__Stated goal__: Leave out every picture, and retype exactly the lines from the line with "Rebuild this chart" through the line with "const barW = xScale.step() * 0.9;", both ends included.

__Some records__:
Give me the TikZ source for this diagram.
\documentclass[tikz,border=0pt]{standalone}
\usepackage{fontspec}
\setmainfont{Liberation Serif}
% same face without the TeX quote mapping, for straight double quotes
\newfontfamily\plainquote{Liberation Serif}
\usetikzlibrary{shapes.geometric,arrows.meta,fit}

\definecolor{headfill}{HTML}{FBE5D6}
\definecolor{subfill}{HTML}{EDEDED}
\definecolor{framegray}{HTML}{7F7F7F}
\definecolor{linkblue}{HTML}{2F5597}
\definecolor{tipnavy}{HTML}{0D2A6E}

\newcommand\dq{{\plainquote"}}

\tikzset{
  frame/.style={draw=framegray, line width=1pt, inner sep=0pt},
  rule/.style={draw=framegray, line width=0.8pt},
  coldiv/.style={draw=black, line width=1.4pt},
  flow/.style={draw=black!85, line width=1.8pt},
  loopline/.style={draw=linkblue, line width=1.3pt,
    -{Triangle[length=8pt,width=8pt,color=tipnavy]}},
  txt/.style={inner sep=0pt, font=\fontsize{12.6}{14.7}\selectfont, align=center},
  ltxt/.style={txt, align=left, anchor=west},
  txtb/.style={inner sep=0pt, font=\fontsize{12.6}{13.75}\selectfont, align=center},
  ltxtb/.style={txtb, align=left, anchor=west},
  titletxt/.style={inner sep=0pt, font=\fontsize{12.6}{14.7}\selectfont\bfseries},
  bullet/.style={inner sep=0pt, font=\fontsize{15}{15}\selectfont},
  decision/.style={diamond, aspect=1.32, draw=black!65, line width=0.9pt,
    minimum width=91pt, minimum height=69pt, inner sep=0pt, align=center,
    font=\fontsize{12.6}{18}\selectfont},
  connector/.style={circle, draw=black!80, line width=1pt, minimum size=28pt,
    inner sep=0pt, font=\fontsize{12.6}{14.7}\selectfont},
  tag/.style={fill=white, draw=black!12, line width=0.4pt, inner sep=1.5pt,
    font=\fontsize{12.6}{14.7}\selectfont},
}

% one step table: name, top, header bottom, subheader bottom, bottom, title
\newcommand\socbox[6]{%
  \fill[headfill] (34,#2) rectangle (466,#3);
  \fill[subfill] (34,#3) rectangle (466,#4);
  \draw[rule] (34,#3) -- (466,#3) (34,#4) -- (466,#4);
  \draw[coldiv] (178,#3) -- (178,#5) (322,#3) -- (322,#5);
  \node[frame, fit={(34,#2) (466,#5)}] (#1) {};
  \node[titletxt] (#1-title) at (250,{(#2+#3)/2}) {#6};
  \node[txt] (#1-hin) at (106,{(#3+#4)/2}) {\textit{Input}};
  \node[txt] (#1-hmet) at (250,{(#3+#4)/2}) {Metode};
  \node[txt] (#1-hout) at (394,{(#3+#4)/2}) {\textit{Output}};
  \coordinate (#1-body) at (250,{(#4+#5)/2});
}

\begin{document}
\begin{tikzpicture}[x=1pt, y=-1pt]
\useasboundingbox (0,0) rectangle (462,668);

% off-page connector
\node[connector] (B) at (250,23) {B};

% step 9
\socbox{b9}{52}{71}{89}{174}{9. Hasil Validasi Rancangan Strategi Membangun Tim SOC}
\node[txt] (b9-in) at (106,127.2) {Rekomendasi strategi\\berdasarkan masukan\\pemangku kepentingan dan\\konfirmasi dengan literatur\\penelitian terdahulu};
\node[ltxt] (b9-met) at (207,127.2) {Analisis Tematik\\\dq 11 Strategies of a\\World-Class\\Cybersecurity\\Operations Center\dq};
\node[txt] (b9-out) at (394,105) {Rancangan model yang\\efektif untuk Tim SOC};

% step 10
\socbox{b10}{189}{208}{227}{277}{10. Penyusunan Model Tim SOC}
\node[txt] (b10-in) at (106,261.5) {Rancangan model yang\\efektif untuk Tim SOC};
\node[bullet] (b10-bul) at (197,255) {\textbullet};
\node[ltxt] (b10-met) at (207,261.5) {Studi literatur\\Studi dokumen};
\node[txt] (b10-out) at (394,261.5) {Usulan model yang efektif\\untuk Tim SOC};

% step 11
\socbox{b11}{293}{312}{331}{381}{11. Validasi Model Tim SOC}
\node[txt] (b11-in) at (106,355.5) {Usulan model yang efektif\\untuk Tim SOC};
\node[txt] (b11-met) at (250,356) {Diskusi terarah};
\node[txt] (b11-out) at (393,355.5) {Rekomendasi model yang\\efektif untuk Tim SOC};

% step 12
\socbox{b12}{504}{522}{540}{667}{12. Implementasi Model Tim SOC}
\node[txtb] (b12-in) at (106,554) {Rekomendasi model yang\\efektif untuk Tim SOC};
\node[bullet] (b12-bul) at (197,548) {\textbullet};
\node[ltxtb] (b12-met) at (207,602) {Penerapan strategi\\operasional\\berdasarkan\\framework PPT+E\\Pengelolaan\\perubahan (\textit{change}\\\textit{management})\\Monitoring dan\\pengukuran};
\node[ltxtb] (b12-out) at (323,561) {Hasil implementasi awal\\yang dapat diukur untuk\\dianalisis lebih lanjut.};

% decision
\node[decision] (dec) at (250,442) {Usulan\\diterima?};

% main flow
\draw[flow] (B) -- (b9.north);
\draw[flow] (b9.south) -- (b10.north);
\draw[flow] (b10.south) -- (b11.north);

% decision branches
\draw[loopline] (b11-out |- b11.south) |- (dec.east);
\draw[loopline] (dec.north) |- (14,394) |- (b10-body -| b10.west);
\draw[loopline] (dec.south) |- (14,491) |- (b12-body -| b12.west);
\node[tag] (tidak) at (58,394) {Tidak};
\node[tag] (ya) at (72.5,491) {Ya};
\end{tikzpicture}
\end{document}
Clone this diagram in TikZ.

...

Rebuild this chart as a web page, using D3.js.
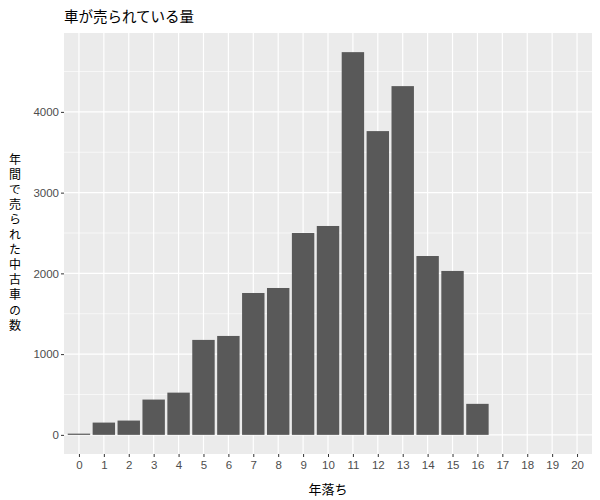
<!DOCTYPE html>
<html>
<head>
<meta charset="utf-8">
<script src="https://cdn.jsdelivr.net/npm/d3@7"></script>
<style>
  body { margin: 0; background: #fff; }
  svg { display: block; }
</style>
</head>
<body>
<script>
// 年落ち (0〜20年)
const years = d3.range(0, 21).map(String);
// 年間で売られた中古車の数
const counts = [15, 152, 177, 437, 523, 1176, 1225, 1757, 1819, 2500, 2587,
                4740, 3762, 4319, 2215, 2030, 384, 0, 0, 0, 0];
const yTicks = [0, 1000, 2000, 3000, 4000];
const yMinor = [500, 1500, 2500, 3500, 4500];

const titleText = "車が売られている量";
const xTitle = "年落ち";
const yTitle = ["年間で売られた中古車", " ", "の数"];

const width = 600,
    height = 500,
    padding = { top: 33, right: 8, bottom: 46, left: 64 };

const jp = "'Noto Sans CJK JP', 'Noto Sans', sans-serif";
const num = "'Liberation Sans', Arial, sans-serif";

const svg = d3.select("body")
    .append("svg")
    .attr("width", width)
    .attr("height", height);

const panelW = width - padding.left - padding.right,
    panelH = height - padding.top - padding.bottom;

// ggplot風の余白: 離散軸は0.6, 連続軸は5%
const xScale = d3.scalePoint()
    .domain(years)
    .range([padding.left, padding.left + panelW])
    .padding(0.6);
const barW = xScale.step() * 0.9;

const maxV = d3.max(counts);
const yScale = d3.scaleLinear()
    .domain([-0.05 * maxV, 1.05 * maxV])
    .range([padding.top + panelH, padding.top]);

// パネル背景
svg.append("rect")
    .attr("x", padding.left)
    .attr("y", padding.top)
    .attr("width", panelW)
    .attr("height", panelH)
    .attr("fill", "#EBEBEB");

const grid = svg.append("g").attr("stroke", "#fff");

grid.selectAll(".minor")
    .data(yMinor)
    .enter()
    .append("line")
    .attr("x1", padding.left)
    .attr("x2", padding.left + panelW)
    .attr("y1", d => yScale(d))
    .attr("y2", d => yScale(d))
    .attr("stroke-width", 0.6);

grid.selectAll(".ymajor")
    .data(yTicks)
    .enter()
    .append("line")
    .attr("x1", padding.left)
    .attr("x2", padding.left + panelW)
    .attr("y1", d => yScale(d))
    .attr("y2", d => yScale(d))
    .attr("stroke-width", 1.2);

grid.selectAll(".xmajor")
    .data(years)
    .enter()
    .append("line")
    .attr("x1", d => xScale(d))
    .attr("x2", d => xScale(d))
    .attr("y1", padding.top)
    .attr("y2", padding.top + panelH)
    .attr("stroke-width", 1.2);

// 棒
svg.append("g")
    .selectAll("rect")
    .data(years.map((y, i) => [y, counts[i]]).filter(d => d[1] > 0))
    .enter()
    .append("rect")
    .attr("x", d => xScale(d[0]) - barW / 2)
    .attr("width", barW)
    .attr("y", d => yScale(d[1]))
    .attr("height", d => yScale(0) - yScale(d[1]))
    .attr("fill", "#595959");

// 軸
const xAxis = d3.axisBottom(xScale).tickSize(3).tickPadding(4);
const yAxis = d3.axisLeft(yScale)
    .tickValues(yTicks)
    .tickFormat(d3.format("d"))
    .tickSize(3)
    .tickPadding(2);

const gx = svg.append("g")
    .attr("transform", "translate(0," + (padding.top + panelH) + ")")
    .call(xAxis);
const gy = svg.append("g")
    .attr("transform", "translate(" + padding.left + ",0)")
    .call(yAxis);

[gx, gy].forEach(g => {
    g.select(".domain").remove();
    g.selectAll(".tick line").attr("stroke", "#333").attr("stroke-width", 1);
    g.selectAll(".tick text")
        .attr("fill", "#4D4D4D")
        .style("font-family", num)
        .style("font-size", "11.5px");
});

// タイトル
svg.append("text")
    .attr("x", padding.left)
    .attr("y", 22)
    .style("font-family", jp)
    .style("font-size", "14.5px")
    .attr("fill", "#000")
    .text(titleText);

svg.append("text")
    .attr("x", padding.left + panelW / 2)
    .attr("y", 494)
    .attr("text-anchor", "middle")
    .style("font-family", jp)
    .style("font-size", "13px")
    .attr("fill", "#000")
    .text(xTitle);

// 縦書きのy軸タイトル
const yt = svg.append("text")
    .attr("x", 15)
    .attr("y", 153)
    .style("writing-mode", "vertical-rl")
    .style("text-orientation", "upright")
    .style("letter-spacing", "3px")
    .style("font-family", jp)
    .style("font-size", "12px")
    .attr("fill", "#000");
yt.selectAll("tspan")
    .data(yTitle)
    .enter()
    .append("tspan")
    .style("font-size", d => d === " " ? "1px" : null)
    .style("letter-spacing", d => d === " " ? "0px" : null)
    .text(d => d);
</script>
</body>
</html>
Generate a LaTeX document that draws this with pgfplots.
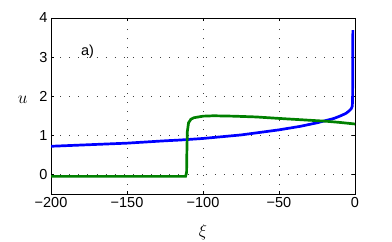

__The result__:
Rebuild this chart as a web page, using D3.js.
<!DOCTYPE html>
<html>
<head>
<meta charset="utf-8">
<script src="https://cdn.jsdelivr.net/npm/d3@7"></script>
<style>
  body { margin: 0; background: #fff; }
  svg { display: block; }
</style>
</head>
<body>
<script>
// 年落ち (0〜20年)
const years = d3.range(0, 21).map(String);
// 年間で売られた中古車の数
const counts = [15, 152, 177, 437, 523, 1176, 1225, 1757, 1819, 2500, 2587,
                4740, 3762, 4319, 2215, 2030, 384, 0, 0, 0, 0];
const yTicks = [0, 1000, 2000, 3000, 4000];
const yMinor = [500, 1500, 2500, 3500, 4500];

const titleText = "車が売られている量";
const xTitle = "年落ち";
const yTitle = ["年間で売られた中古車", " ", "の数"];

const width = 600,
    height = 500,
    padding = { top: 33, right: 8, bottom: 46, left: 64 };

const jp = "'Noto Sans CJK JP', 'Noto Sans', sans-serif";
const num = "'Liberation Sans', Arial, sans-serif";

const svg = d3.select("body")
    .append("svg")
    .attr("width", width)
    .attr("height", height);

const panelW = width - padding.left - padding.right,
    panelH = height - padding.top - padding.bottom;

// ggplot風の余白: 離散軸は0.6, 連続軸は5%
const xScale = d3.scalePoint()
    .domain(years)
    .range([padding.left, padding.left + panelW])
    .padding(0.6);
const barW = xScale.step() * 0.9;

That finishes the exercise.